It has not taken very long, after the expiry of the deadline, for the capital market regulator, the Securities and Exchange Board of India (SEBI), to crack the whip on companies that have not complied with the minimum public shareholding.

The stipulation that companies already listed on the exchanges should ensure that the public shareholding should not be below 25 per cent is not some arcane stuff, of concern only to market professionals and company secretaries. Both for corporate issuers as well as for investors of all kinds, the SEBI’s moves culminating with its interim order of June 4, 2013, are extremely significant.

In June 2010, the rules were amended to provide for minimum and continuous public shareholding of 25 per cent in private listed companies. The deadline was June 3, 2013, on which date some 100-odd companies were found to be non-compliant. The regulator is now proceeding against them.


SEBI has directed freezing of voting rights and corporate benefits of promoter groups with respect to the excess of proportionate shareholding till such time they comply. Restrictions have been put on their dealing in the non-compliant shares and in becoming directors in other companies.

The larger issue is to examine the rationale of any minimum public shareholding requirement. Should there be any such stipulation at all?

Obviously, it affects corporates as well as their investors.

For the corporates, it could be a question of having greater control over the company. A large, diversified shareholding could cost the company more.

For the retail shareholder, the larger the public shareholding, the greater the chances of owning the share.

Besides, a large float might lessen the chances of stock manipulation by promoters and reduce volatility.


For the regulator, striking a balance between the often conflicting motivations of the corporate issuer and the investor has posed challenges over the past few decades. With financial sector reform, and subsequently the entry of technology companies in the stock market, there have been other points to support the claims of the company as well as the investor.

It would be appropriate to examine the context of the SEBI’s recent moves to better appreciate its significance.

Over the years, the relative proportions of shares to be held by the promoters and the public have been fixed by the government and the SEBI.

The 75:25 rule was not always sacrosanct. For a long time, until the early 1990s, company promoters could hold no more than 40 per cent of the paid-up capital, thus making them minority shareholders from day one.

The balance 60 per cent was to be held by the public.

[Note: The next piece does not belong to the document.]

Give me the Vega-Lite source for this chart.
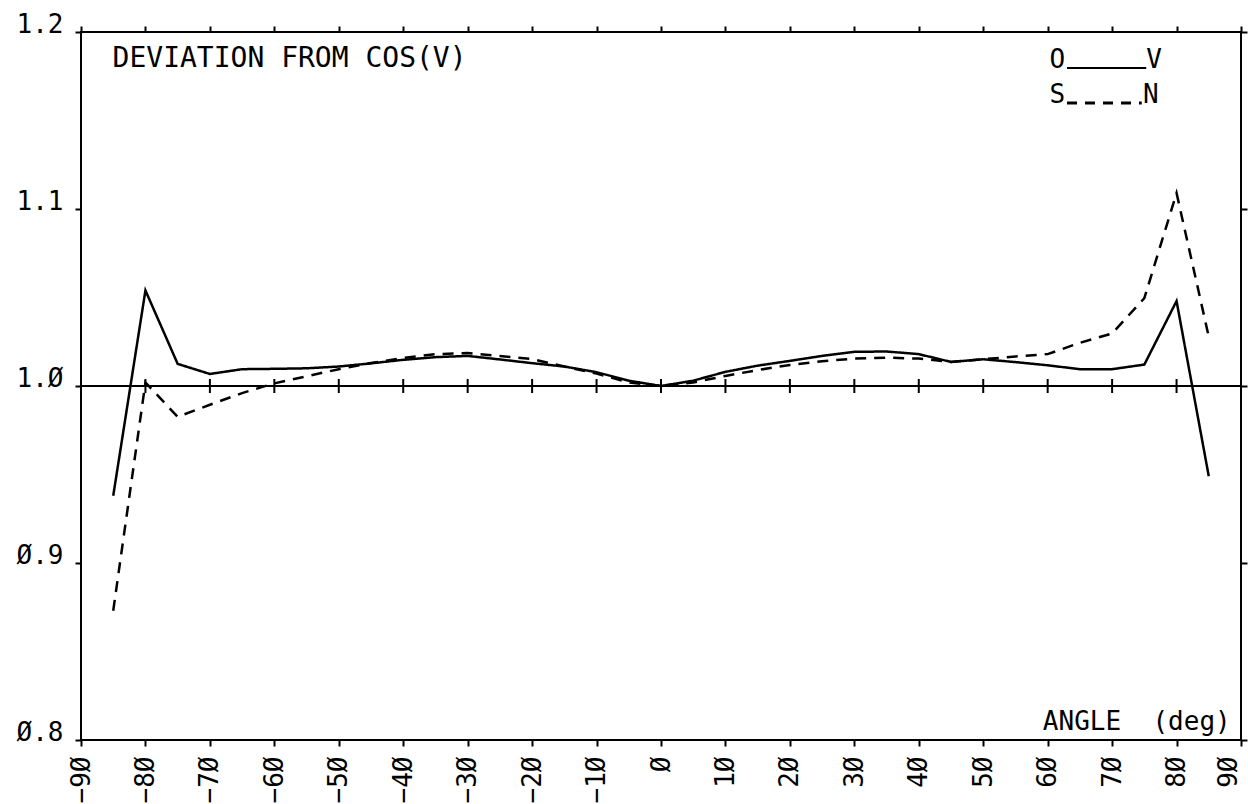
{
  "$schema": "https://vega.github.io/schema/vega-lite/v6.json",
  "autosize": "none",
  "width": 1160,
  "height": 708,
  "padding": {"left": 81, "top": 32, "right": 7, "bottom": 64},
  "background": "white",
  "config": {
    "view": {"stroke": "black", "strokeWidth": 2},
    "font": "DejaVu Sans Mono",
    "axis": {
      "domain": false,
      "grid": false,
      "ticks": true,
      "tickColor": "black",
      "tickWidth": 2,
      "tickSize": 6,
      "labelColor": "black",
      "labelFont": "DejaVu Sans Mono",
      "labelFontSize": 26,
      "title": null
    }
  },
  "datasets": {
    "curves": [
      {"angle": -85, "value": 0.938, "series": "O-V"},
      {"angle": -80, "value": 1.054, "series": "O-V"},
      {"angle": -75, "value": 1.0125, "series": "O-V"},
      {"angle": -70, "value": 1.0068, "series": "O-V"},
      {"angle": -65, "value": 1.0095, "series": "O-V"},
      {"angle": -60, "value": 1.0097, "series": "O-V"},
      {"angle": -55, "value": 1.0100, "series": "O-V"},
      {"angle": -50, "value": 1.0110, "series": "O-V"},
      {"angle": -45, "value": 1.0128, "series": "O-V"},
      {"angle": -40, "value": 1.0148, "series": "O-V"},
      {"angle": -35, "value": 1.0163, "series": "O-V"},
      {"angle": -30, "value": 1.0170, "series": "O-V"},
      {"angle": -25, "value": 1.0150, "series": "O-V"},
      {"angle": -20, "value": 1.0129, "series": "O-V"},
      {"angle": -15, "value": 1.0110, "series": "O-V"},
      {"angle": -10, "value": 1.0078, "series": "O-V"},
      {"angle": -5, "value": 1.0030, "series": "O-V"},
      {"angle": 0, "value": 1.0000, "series": "O-V"},
      {"angle": 5, "value": 1.0030, "series": "O-V"},
      {"angle": 10, "value": 1.0080, "series": "O-V"},
      {"angle": 15, "value": 1.0115, "series": "O-V"},
      {"angle": 20, "value": 1.0142, "series": "O-V"},
      {"angle": 25, "value": 1.0170, "series": "O-V"},
      {"angle": 30, "value": 1.0193, "series": "O-V"},
      {"angle": 35, "value": 1.0195, "series": "O-V"},
      {"angle": 40, "value": 1.0180, "series": "O-V"},
      {"angle": 45, "value": 1.0136, "series": "O-V"},
      {"angle": 50, "value": 1.0151, "series": "O-V"},
      {"angle": 55, "value": 1.0135, "series": "O-V"},
      {"angle": 60, "value": 1.0117, "series": "O-V"},
      {"angle": 65, "value": 1.0095, "series": "O-V"},
      {"angle": 70, "value": 1.0095, "series": "O-V"},
      {"angle": 75, "value": 1.0121, "series": "O-V"},
      {"angle": 80, "value": 1.0480, "series": "O-V"},
      {"angle": 85, "value": 0.9490, "series": "O-V"},
      {"angle": -85, "value": 0.873, "series": "S-N"},
      {"angle": -80, "value": 1.002, "series": "S-N"},
      {"angle": -75, "value": 0.9826, "series": "S-N"},
      {"angle": -70, "value": 0.9894, "series": "S-N"},
      {"angle": -65, "value": 0.9960, "series": "S-N"},
      {"angle": -60, "value": 1.0015, "series": "S-N"},
      {"angle": -55, "value": 1.0055, "series": "S-N"},
      {"angle": -50, "value": 1.0095, "series": "S-N"},
      {"angle": -45, "value": 1.0130, "series": "S-N"},
      {"angle": -40, "value": 1.0158, "series": "S-N"},
      {"angle": -35, "value": 1.0180, "series": "S-N"},
      {"angle": -30, "value": 1.0186, "series": "S-N"},
      {"angle": -25, "value": 1.0170, "series": "S-N"},
      {"angle": -20, "value": 1.0152, "series": "S-N"},
      {"angle": -15, "value": 1.0110, "series": "S-N"},
      {"angle": -10, "value": 1.0070, "series": "S-N"},
      {"angle": -5, "value": 1.0020, "series": "S-N"},
      {"angle": 0, "value": 1.0000, "series": "S-N"},
      {"angle": 5, "value": 1.0020, "series": "S-N"},
      {"angle": 10, "value": 1.0057, "series": "S-N"},
      {"angle": 15, "value": 1.0090, "series": "S-N"},
      {"angle": 20, "value": 1.0119, "series": "S-N"},
      {"angle": 25, "value": 1.0140, "series": "S-N"},
      {"angle": 30, "value": 1.0155, "series": "S-N"},
      {"angle": 35, "value": 1.0160, "series": "S-N"},
      {"angle": 40, "value": 1.0155, "series": "S-N"},
      {"angle": 45, "value": 1.0136, "series": "S-N"},
      {"angle": 50, "value": 1.0151, "series": "S-N"},
      {"angle": 55, "value": 1.0167, "series": "S-N"},
      {"angle": 60, "value": 1.0180, "series": "S-N"},
      {"angle": 65, "value": 1.0244, "series": "S-N"},
      {"angle": 70, "value": 1.0297, "series": "S-N"},
      {"angle": 75, "value": 1.0496, "series": "S-N"},
      {"angle": 80, "value": 1.1090, "series": "S-N"},
      {"angle": 85, "value": 1.0278, "series": "S-N"}
    ],
    "ref": [
      {"angle": -90}, {"angle": -80}, {"angle": -70}, {"angle": -60}, {"angle": -50},
      {"angle": -40}, {"angle": -30}, {"angle": -20}, {"angle": -10}, {"angle": 0},
      {"angle": 10}, {"angle": 20}, {"angle": 30}, {"angle": 40}, {"angle": 50},
      {"angle": 60}, {"angle": 70}, {"angle": 80}, {"angle": 90}
    ],
    "one": [{}]
  },
  "resolve": {"axis": {"x": "independent", "y": "independent"}},
  "layer": [
    {
      "data": {"name": "curves"},
      "mark": {"type": "line", "color": "black", "strokeWidth": 2.5, "clip": true},
      "encoding": {
        "x": {
          "field": "angle", "type": "quantitative",
          "scale": {"domain": [-90, 90], "nice": false, "zero": false},
          "axis": {
            "orient": "bottom",
            "values": [-90, -80, -70, -60, -50, -40, -30, -20, -10, 0, 10, 20, 30, 40, 50, 60, 70, 80, 90],
            "labelAngle": -90,
            "labelPadding": 10,
            "labelBaseline": {"condition": {"test": "datum.value == 90", "value": "bottom"}, "value": "middle"},
            "labelExpr": "replace(datum.label, /0/g, 'Ø')"
          }
        },
        "y": {
          "field": "value", "type": "quantitative",
          "scale": {"domain": [0.8, 1.2], "nice": false, "zero": false},
          "axis": {
            "orient": "left",
            "values": [0.8, 0.9, 1.0, 1.1, 1.2],
            "labelBaseline": "alphabetic",
            "labelPadding": 12,
            "labelExpr": "replace(format(datum.value, '.1f'), /0/g, 'Ø')"
          }
        },
        "strokeDash": {
          "field": "series", "type": "nominal",
          "scale": {"domain": ["O-V", "S-N"], "range": [[1, 0], [11, 8]]},
          "legend": null
        },
        "detail": {"field": "series"}
      }
    },
    {
      "data": {"name": "one"},
      "mark": {"type": "rule", "color": "black", "strokeWidth": 2},
      "encoding": {
        "y": {"datum": 1.0, "type": "quantitative", "axis": null}
      }
    },
    {
      "data": {"name": "ref"},
      "mark": {"type": "tick", "color": "black", "opacity": 1, "orient": "vertical", "size": 14, "thickness": 2},
      "encoding": {
        "x": {
          "field": "angle", "type": "quantitative",
          "axis": {"orient": "top", "labels": false, "values": [-90, -80, -70, -60, -50, -40, -30, -20, -10, 0, 10, 20, 30, 40, 50, 60, 70, 80, 90]}
        },
        "y": {
          "datum": 1.0, "type": "quantitative",
          "axis": {"orient": "right", "labels": false, "values": [0.8, 0.9, 1.0, 1.1, 1.2]}
        }
      }
    },
    {
      "data": {"name": "one"},
      "mark": {"type": "text", "text": "DEVIATION FROM COS(V)", "align": "left", "baseline": "alphabetic", "fontSize": 28, "font": "DejaVu Sans Mono", "color": "black"},
      "encoding": {
        "x": {"datum": -85.1, "type": "quantitative", "axis": null},
        "y": {"datum": 1.1802, "type": "quantitative", "axis": null}
      }
    },
    {
      "data": {"name": "one"},
      "mark": {"type": "text", "text": "ANGLE\u00a0 (deg)", "align": "right", "baseline": "alphabetic", "fontSize": 26, "font": "DejaVu Sans Mono", "color": "black"},
      "encoding": {
        "x": {"datum": 88.4, "type": "quantitative", "axis": null},
        "y": {"datum": 0.8057, "type": "quantitative", "axis": null}
      }
    },
    {
      "data": {"name": "one"},
      "mark": {"type": "text", "text": "O", "align": "left", "baseline": "alphabetic", "fontSize": 26, "font": "DejaVu Sans Mono", "color": "black"},
      "encoding": {
        "x": {"datum": 60.3, "type": "quantitative", "axis": null},
        "y": {"datum": 1.1797, "type": "quantitative", "axis": null}
      }
    },
    {
      "data": {"name": "one"},
      "mark": {"type": "text", "text": "V", "align": "left", "baseline": "alphabetic", "fontSize": 26, "font": "DejaVu Sans Mono", "color": "black"},
      "encoding": {
        "x": {"datum": 75.3, "type": "quantitative", "axis": null},
        "y": {"datum": 1.1797, "type": "quantitative", "axis": null}
      }
    },
    {
      "data": {"name": "one"},
      "mark": {"type": "text", "text": "S", "align": "left", "baseline": "alphabetic", "fontSize": 26, "font": "DejaVu Sans Mono", "color": "black"},
      "encoding": {
        "x": {"datum": 60.3, "type": "quantitative", "axis": null},
        "y": {"datum": 1.1599, "type": "quantitative", "axis": null}
      }
    },
    {
      "data": {"name": "one"},
      "mark": {"type": "text", "text": "N", "align": "left", "baseline": "alphabetic", "fontSize": 26, "font": "DejaVu Sans Mono", "color": "black"},
      "encoding": {
        "x": {"datum": 74.8, "type": "quantitative", "axis": null},
        "y": {"datum": 1.1599, "type": "quantitative", "axis": null}
      }
    },
    {
      "data": {"name": "one"},
      "mark": {"type": "rule", "color": "black", "strokeWidth": 2},
      "encoding": {
        "x": {"datum": 63.0, "type": "quantitative", "axis": null},
        "x2": {"datum": 75.3},
        "y": {"datum": 1.1797, "type": "quantitative", "axis": null}
      }
    },
    {
      "data": {"name": "one"},
      "mark": {"type": "rule", "color": "black", "strokeWidth": 3, "strokeDash": [10, 8]},
      "encoding": {
        "x": {"datum": 63.0, "type": "quantitative", "axis": null},
        "x2": {"datum": 74.6},
        "y": {"datum": 1.1599, "type": "quantitative", "axis": null}
      }
    }
  ]
}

Only in some rare cases, usually when a government-owned development agency was the co-promoter, could the combined promoter’s shareholding go beyond 50 per cent and that too after making a special application to the government.

Needless to add the arrangement of promoters starting out as minority shareholders was most unsatisfactory. The question of control loomed large and often led to sharp practices to shore up promoters’ share.

In days where the new public issues market was in doldrums, with very little public interest, reserving almost two-thirds of the issue for public did not make much sense.

Reform era

In the reform era, the emphasis shifted dramatically to vesting with promoter groups a much larger share. In tech companies, the motivations have been to preserve control and keep the price high.

Shares became the new currency to fund acquisitions. Besides, potential acquirers will think twice before bidding for the company. High market prices also make ESOPs that much more attractive and help in retaining employees.

The 75:25 rule is for the present confined to the private sector. While companies having a genuine difficulty might be given extra time, it is doubtful whether, at the end of the day, retail investors really stand to benefit.

Two new models

SEBI had given ample time to the companies to comply. It even introduced two new methods — the Offer for Sale (OFS) and the Institutional Placement Programme (IPP) — to speed up the share divestments. In all these, however, retail investors have not been in the picture at all.

So, the minimum shareholding is welcome, but its full benefits will be reaped over time.